Abstract A novel microwave technique for simultaneously retrieving cirrus ice water path (IWP) and characteristic ice particle size is described. The retrieval algorithm exploits radiance measurements made at 150 and 220 GHz by the airborne Millimeter-Wave Imaging Radiometer (MIR). Other MIR channels additionally are used to test for the presence of liquid clouds and precipitation, which otherwise would have a contaminating effect on the retrievals. Forward radiative transfer modeling was used to generate a two-dimensional retrieval table in which brightness-temperature depressions (relative to clear-sky values) for both microwave channels were recorded as functions of IWP and characteristic particle size for gamma distributions of ice particles. Retrieval errors due to particle shape, size distribution, clear-sky water vapor variability, cirrus-cloud altitude variability, and instrument noise were estimated using Monte Carlo analysis. Particle shape uncertainty is believed to be the dominant source of retrieval error.

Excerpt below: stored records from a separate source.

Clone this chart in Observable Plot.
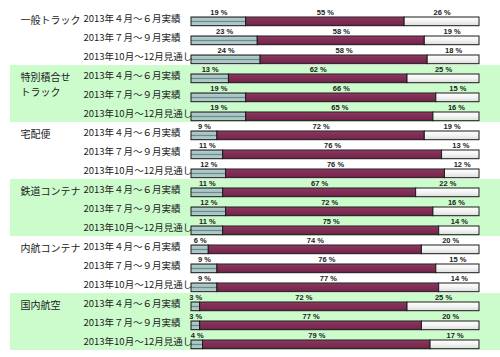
<!DOCTYPE html>
<html><head><meta charset="utf-8">
<script src="https://cdn.jsdelivr.net/npm/d3@7"></script>
<script src="https://cdn.jsdelivr.net/npm/@observablehq/plot@0.6"></script>
<style>
html,body{margin:0;padding:0;background:#fff;}
svg{display:block;}
</style>
</head><body>
<div id="chart"></div>
<script>
const categories = ["一般トラック", "特別積合せ\nトラック", "宅配便", "鉄道コンテナ", "内航コンテナ", "国内航空"];
const periods = ["2013年４月～６月実績", "2013年７月～９月実績", "2013年10月～12月見通し"];
const seg1 = [19, 23, 24, 13, 19, 19, 9, 11, 12, 11, 12, 11, 6, 9, 9, 3, 3, 4];
const seg2 = [55, 58, 58, 62, 66, 65, 72, 76, 76, 67, 72, 75, 74, 76, 77, 72, 77, 79];
const seg3 = [26, 19, 18, 25, 15, 16, 19, 13, 12, 22, 16, 14, 20, 15, 14, 25, 20, 17];
const shadedCategories = [1, 3, 5];

const rows = seg1.map((v, i) => ({
  row: i,
  cat: Math.floor(i / 3),
  period: periods[i % 3],
  a: v, b: seg2[i], c: seg3[i]
}));
const segs = [];
for (const r of rows) {
  let acc = 0;
  [["a", r.a], ["b", r.b], ["c", r.c]].forEach(([k, v]) => {
    segs.push({row: r.row, key: k, value: v, x1: acc, x2: acc + v});
    acc += v;
  });
}
const bandRows = rows.filter(r => shadedCategories.includes(r.cat));
const catRows = categories.map((c, i) => ({row: i * 3, label: c}));

const fills = {a: "url(#gA)", b: "url(#gB)", c: "url(#gC)"};
const barOpts = {y: "row", insetTop: 9, insetBottom: 1.3, stroke: "#1a1a1a", strokeWidth: 1};

const plot = Plot.plot({
  width: 500, height: 357,
  marginLeft: 191, marginRight: 21, marginTop: 5, marginBottom: 5,
  x: {domain: [0, 100], axis: null},
  y: {domain: d3.range(18), padding: 0, axis: null},
  style: {background: "#fff"},
  marks: [
    Plot.cell(bandRows, {y: "row", fill: "#ccfccc", insetLeft: -181, insetRight: -21}),
    ...["a", "b", "c"].map(k =>
      Plot.barX(segs.filter(s => s.key === k), {x1: "x1", x2: "x2", fill: fills[k], ...barOpts})
    ),
    Plot.text(segs, {
      x: d => (d.x1 + d.x2) / 2, y: "row", text: d => `${d.value} %`,
      dy: -5.5, fontSize: 7.5, fontWeight: "bold", fill: "#222",
      fontFamily: "'Liberation Sans Narrow', 'Arial Narrow', 'Liberation Sans', sans-serif"
    }),
    Plot.text(rows, {
      y: "row", text: "period", frameAnchor: "left", textAnchor: "start", dx: -108, dy: 0.5,
      fontSize: 9.5, fill: "#222", fontFamily: "'Noto Sans CJK JP', sans-serif"
    }),
    Plot.text(catRows, {
      y: "row", text: "label", frameAnchor: "left", textAnchor: "start", dx: -171,
      lineAnchor: "top", dy: -5, lineHeight: 1.5,
      fontSize: 10, fill: "#222", fontFamily: "'Noto Sans CJK JP', sans-serif"
    })
  ]
});

const svg = d3.select(plot);
const defs = svg.insert("defs", ":first-child");
function grad(id, stops) {
  const g = defs.append("linearGradient").attr("id", id)
    .attr("x1", 0).attr("y1", 0).attr("x2", 0).attr("y2", 1);
  stops.forEach(([o, c]) => g.append("stop").attr("offset", o).attr("stop-color", c));
}
grad("gA", [[0, "#7f9c9c"], [0.15, "#b3cccc"], [0.42, "#a3bfbf"], [0.5, "#5f7c7c"], [0.58, "#a3bfbf"], [0.85, "#b3cccc"], [1, "#7f9c9c"]]);
grad("gB", [[0, "#a24a72"], [0.2, "#86325a"], [0.8, "#7a2850"], [1, "#5c1c3b"]]);
grad("gC", [[0, "#ffffff"], [0.5, "#f3f3f3"], [1, "#dcdcdc"]]);

document.getElementById("chart").appendChild(plot);
</script>
</body></html>
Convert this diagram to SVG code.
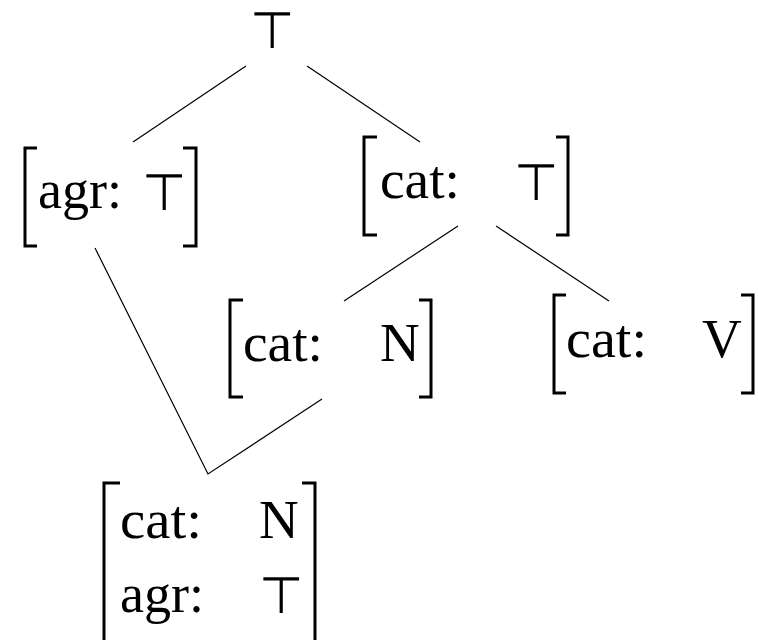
<svg xmlns="http://www.w3.org/2000/svg" width="758" height="640" viewBox="0 0 758 640">
<style>
.t{font-family:"Liberation Serif","DejaVu Serif",serif;font-size:55px;fill:#000}
.top{font-family:"DejaVu Sans",sans-serif;font-size:51px;font-weight:200;fill:#000;text-anchor:middle}
.br{fill:none;stroke:#000;stroke-width:3}
.e{fill:none;stroke:#000;stroke-width:1.2}
</style>
<rect width="758" height="640" fill="#fff"/>
<g id="connectors">
<line class="e" x1="246" y1="66" x2="133" y2="142"/>
<line class="e" x1="307" y1="66" x2="420" y2="142"/>
<line class="e" x1="458" y1="226" x2="344" y2="301"/>
<line class="e" x1="496" y1="226" x2="609" y2="301"/>
<polyline class="e" points="95,248 208,474 322,399"/>
</g>
<g id="n-root">
<text class="top" x="271.5" y="48">⊤</text>
</g>
<g id="n-agr">
<polyline class="br" points="37,148 25,148 25,246 37,246"/>
<text class="t" x="38" y="208" textLength="84" lengthAdjust="spacingAndGlyphs">agr:</text>
<text class="top" x="163.5" y="210">⊤</text>
<polyline class="br" points="183,148 196,148 196,246 183,246"/>
</g>
<g id="n-cat-top">
<polyline class="br" points="377,137 364,137 364,235 377,235"/>
<text class="t" x="380" y="198" textLength="80" lengthAdjust="spacingAndGlyphs">cat:</text>
<text class="top" x="535.5" y="200">⊤</text>
<polyline class="br" points="556,137 568,137 568,235 556,235"/>
</g>
<g id="n-cat-n">
<polyline class="br" points="243,300 230,300 230,397 243,397"/>
<text class="t" x="243" y="361" textLength="80" lengthAdjust="spacingAndGlyphs">cat:</text>
<text class="t" x="380" y="361">N</text>
<polyline class="br" points="419,300 431,300 431,397 419,397"/>
</g>
<g id="n-cat-v">
<polyline class="br" points="566,295 554,295 554,393 566,393"/>
<text class="t" x="566" y="357" textLength="81" lengthAdjust="spacingAndGlyphs">cat:</text>
<text class="t" x="702" y="357">V</text>
<polyline class="br" points="741,295 753,295 753,393 741,393"/>
</g>
<g id="n-bottom">
<polyline class="br" points="120,483 104,483 104,660"/>
<text class="t" x="120" y="538" textLength="82" lengthAdjust="spacingAndGlyphs">cat:</text>
<text class="t" x="259" y="538">N</text>
<text class="t" x="120" y="612" textLength="84" lengthAdjust="spacingAndGlyphs">agr:</text>
<text class="top" x="280.5" y="613">⊤</text>
<polyline class="br" points="302,483 315,483 315,660"/>
</g>
</svg>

The technique is demonstrated using MIR data recorded on the National Aeronautics and Space Administration ER-2 aircraft during the Tropical Ocean and Global Atmosphere Coupled Ocean–Atmosphere Response Experiment experiment in the tropical western Pacific Ocean in 1993. The retrieval technique with MIR data is suited only to high-IWP clouds with large ice particles, such as thick frontal cirrus and convective anvils. The general methodology, however, is applicable to higher frequencies that have greatly increased sensitivity to thinner cirrus.